REQUIRED TASK: All of the entries must be reproduced exactly, with no images carried over.

Begin SUPPLIED MATERIAL

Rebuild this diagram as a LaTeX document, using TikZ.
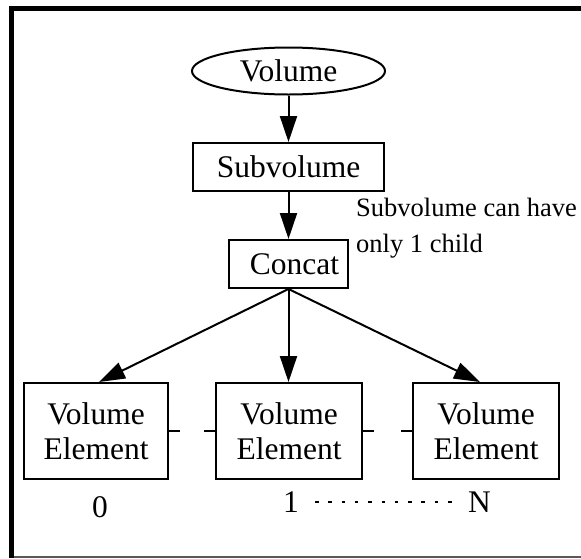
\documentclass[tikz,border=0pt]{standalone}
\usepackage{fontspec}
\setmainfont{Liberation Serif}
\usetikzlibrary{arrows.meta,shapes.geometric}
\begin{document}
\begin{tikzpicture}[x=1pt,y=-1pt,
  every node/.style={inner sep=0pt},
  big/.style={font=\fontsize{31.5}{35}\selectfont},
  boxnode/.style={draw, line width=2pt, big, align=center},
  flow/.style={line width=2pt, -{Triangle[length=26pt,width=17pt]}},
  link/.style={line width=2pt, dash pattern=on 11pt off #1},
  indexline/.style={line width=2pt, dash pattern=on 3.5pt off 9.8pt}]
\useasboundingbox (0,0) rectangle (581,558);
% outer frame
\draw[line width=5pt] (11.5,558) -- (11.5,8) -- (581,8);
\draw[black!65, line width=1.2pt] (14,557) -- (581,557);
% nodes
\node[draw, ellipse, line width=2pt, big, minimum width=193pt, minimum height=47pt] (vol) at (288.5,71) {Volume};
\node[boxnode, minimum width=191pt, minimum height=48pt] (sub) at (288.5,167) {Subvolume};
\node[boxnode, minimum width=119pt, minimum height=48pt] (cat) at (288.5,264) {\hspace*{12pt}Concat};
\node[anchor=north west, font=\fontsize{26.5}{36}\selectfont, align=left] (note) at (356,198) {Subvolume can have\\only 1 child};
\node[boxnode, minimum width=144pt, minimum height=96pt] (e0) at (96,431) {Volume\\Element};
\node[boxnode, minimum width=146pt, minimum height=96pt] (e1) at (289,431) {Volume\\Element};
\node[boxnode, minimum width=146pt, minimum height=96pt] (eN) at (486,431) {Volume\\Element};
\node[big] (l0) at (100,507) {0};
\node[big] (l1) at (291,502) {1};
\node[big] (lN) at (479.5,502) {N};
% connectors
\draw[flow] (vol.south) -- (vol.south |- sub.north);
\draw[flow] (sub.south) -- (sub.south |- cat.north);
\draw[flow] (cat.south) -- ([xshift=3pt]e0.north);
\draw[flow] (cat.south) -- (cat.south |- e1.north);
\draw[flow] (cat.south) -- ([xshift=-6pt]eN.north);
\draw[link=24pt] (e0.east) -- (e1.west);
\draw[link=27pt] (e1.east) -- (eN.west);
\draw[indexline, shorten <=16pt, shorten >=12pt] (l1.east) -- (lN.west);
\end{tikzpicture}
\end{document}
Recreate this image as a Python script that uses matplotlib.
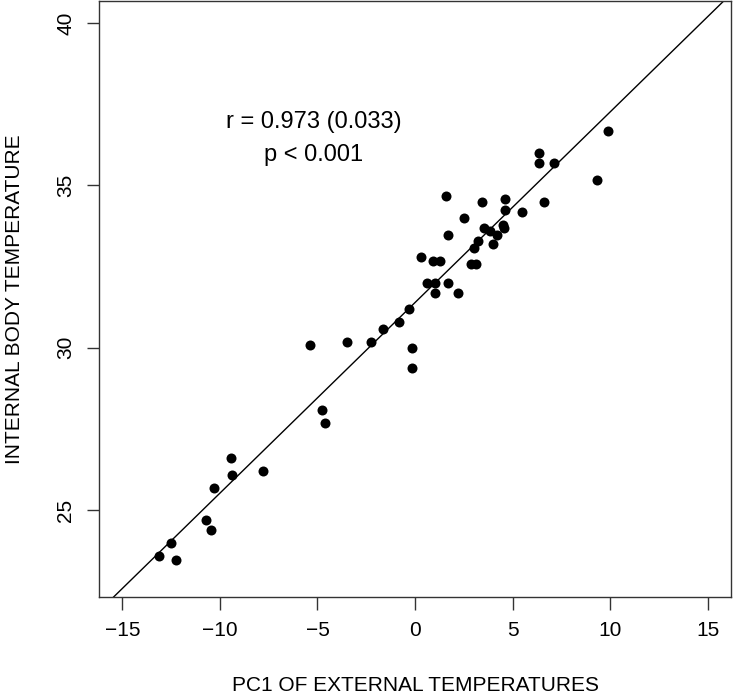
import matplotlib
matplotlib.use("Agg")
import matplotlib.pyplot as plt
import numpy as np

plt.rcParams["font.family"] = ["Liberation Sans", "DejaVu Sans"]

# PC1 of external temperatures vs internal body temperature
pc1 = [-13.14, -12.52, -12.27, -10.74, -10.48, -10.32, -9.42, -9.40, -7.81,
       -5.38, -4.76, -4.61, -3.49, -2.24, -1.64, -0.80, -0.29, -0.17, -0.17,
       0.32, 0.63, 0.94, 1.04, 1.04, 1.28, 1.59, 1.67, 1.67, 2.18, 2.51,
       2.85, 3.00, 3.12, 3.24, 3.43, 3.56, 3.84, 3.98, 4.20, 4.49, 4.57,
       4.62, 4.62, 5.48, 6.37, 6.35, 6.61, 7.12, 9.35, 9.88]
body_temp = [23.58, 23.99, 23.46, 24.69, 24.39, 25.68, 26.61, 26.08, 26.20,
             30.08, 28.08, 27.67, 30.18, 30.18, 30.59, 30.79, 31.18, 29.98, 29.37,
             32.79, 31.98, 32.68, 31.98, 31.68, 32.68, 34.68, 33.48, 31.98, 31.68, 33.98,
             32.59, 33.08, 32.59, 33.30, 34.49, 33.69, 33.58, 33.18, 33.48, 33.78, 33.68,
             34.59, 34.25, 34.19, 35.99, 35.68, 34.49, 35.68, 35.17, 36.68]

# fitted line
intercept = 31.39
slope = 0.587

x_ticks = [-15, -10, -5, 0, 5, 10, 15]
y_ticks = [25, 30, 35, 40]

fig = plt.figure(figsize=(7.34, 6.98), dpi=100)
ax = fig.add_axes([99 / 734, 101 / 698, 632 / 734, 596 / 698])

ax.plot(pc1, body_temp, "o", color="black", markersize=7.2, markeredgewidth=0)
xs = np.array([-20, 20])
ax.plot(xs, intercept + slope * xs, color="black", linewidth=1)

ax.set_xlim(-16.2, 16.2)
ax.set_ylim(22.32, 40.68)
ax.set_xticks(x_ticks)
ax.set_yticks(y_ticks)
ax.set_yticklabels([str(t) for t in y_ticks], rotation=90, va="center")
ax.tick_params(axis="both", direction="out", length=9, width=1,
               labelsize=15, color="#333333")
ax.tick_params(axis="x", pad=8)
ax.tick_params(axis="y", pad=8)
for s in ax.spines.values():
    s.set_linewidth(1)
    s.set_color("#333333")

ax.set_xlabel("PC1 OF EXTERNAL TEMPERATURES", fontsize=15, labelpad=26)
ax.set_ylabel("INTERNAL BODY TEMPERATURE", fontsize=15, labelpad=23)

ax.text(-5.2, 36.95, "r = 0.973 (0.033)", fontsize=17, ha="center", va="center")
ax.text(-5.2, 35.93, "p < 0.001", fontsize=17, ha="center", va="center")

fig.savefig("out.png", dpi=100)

End SUPPLIED MATERIAL

SOLUTION FOR THIS EXERCISE:
Rebuild this diagram as a LaTeX document, using TikZ.
\documentclass[tikz,border=0pt]{standalone}
\usepackage{fontspec}
\setmainfont{Liberation Serif}
\usetikzlibrary{arrows.meta,shapes.geometric}
\begin{document}
\begin{tikzpicture}[x=1pt,y=-1pt,
  every node/.style={inner sep=0pt},
  big/.style={font=\fontsize{31.5}{35}\selectfont},
  boxnode/.style={draw, line width=2pt, big, align=center},
  flow/.style={line width=2pt, -{Triangle[length=26pt,width=17pt]}},
  link/.style={line width=2pt, dash pattern=on 11pt off #1},
  indexline/.style={line width=2pt, dash pattern=on 3.5pt off 9.8pt}]
\useasboundingbox (0,0) rectangle (581,558);
% outer frame
\draw[line width=5pt] (11.5,558) -- (11.5,8) -- (581,8);
\draw[black!65, line width=1.2pt] (14,557) -- (581,557);
% nodes
\node[draw, ellipse, line width=2pt, big, minimum width=193pt, minimum height=47pt] (vol) at (288.5,71) {Volume};
\node[boxnode, minimum width=191pt, minimum height=48pt] (sub) at (288.5,167) {Subvolume};
\node[boxnode, minimum width=119pt, minimum height=48pt] (cat) at (288.5,264) {\hspace*{12pt}Concat};
\node[anchor=north west, font=\fontsize{26.5}{36}\selectfont, align=left] (note) at (356,198) {Subvolume can have\\only 1 child};
\node[boxnode, minimum width=144pt, minimum height=96pt] (e0) at (96,431) {Volume\\Element};
\node[boxnode, minimum width=146pt, minimum height=96pt] (e1) at (289,431) {Volume\\Element};
\node[boxnode, minimum width=146pt, minimum height=96pt] (eN) at (486,431) {Volume\\Element};
\node[big] (l0) at (100,507) {0};
\node[big] (l1) at (291,502) {1};
\node[big] (lN) at (479.5,502) {N};
% connectors
\draw[flow] (vol.south) -- (vol.south |- sub.north);
\draw[flow] (sub.south) -- (sub.south |- cat.north);
\draw[flow] (cat.south) -- ([xshift=3pt]e0.north);
\draw[flow] (cat.south) -- (cat.south |- e1.north);
\draw[flow] (cat.south) -- ([xshift=-6pt]eN.north);
\draw[link=24pt] (e0.east) -- (e1.west);
\draw[link=27pt] (e1.east) -- (eN.west);
\draw[indexline, shorten <=16pt, shorten >=12pt] (l1.east) -- (lN.west);
\end{tikzpicture}
\end{document}
Recreate this image as a Python script that uses matplotlib.
import matplotlib
matplotlib.use("Agg")
import matplotlib.pyplot as plt
import numpy as np

plt.rcParams["font.family"] = ["Liberation Sans", "DejaVu Sans"]

# PC1 of external temperatures vs internal body temperature
pc1 = [-13.14, -12.52, -12.27, -10.74, -10.48, -10.32, -9.42, -9.40, -7.81,
       -5.38, -4.76, -4.61, -3.49, -2.24, -1.64, -0.80, -0.29, -0.17, -0.17,
       0.32, 0.63, 0.94, 1.04, 1.04, 1.28, 1.59, 1.67, 1.67, 2.18, 2.51,
       2.85, 3.00, 3.12, 3.24, 3.43, 3.56, 3.84, 3.98, 4.20, 4.49, 4.57,
       4.62, 4.62, 5.48, 6.37, 6.35, 6.61, 7.12, 9.35, 9.88]
body_temp = [23.58, 23.99, 23.46, 24.69, 24.39, 25.68, 26.61, 26.08, 26.20,
             30.08, 28.08, 27.67, 30.18, 30.18, 30.59, 30.79, 31.18, 29.98, 29.37,
             32.79, 31.98, 32.68, 31.98, 31.68, 32.68, 34.68, 33.48, 31.98, 31.68, 33.98,
             32.59, 33.08, 32.59, 33.30, 34.49, 33.69, 33.58, 33.18, 33.48, 33.78, 33.68,
             34.59, 34.25, 34.19, 35.99, 35.68, 34.49, 35.68, 35.17, 36.68]

# fitted line
intercept = 31.39
slope = 0.587

x_ticks = [-15, -10, -5, 0, 5, 10, 15]
y_ticks = [25, 30, 35, 40]

fig = plt.figure(figsize=(7.34, 6.98), dpi=100)
ax = fig.add_axes([99 / 734, 101 / 698, 632 / 734, 596 / 698])

ax.plot(pc1, body_temp, "o", color="black", markersize=7.2, markeredgewidth=0)
xs = np.array([-20, 20])
ax.plot(xs, intercept + slope * xs, color="black", linewidth=1)

ax.set_xlim(-16.2, 16.2)
ax.set_ylim(22.32, 40.68)
ax.set_xticks(x_ticks)
ax.set_yticks(y_ticks)
ax.set_yticklabels([str(t) for t in y_ticks], rotation=90, va="center")
ax.tick_params(axis="both", direction="out", length=9, width=1,
               labelsize=15, color="#333333")
ax.tick_params(axis="x", pad=8)
ax.tick_params(axis="y", pad=8)
for s in ax.spines.values():
    s.set_linewidth(1)
    s.set_color("#333333")

ax.set_xlabel("PC1 OF EXTERNAL TEMPERATURES", fontsize=15, labelpad=26)
ax.set_ylabel("INTERNAL BODY TEMPERATURE", fontsize=15, labelpad=23)

ax.text(-5.2, 36.95, "r = 0.973 (0.033)", fontsize=17, ha="center", va="center")
ax.text(-5.2, 35.93, "p < 0.001", fontsize=17, ha="center", va="center")

fig.savefig("out.png", dpi=100)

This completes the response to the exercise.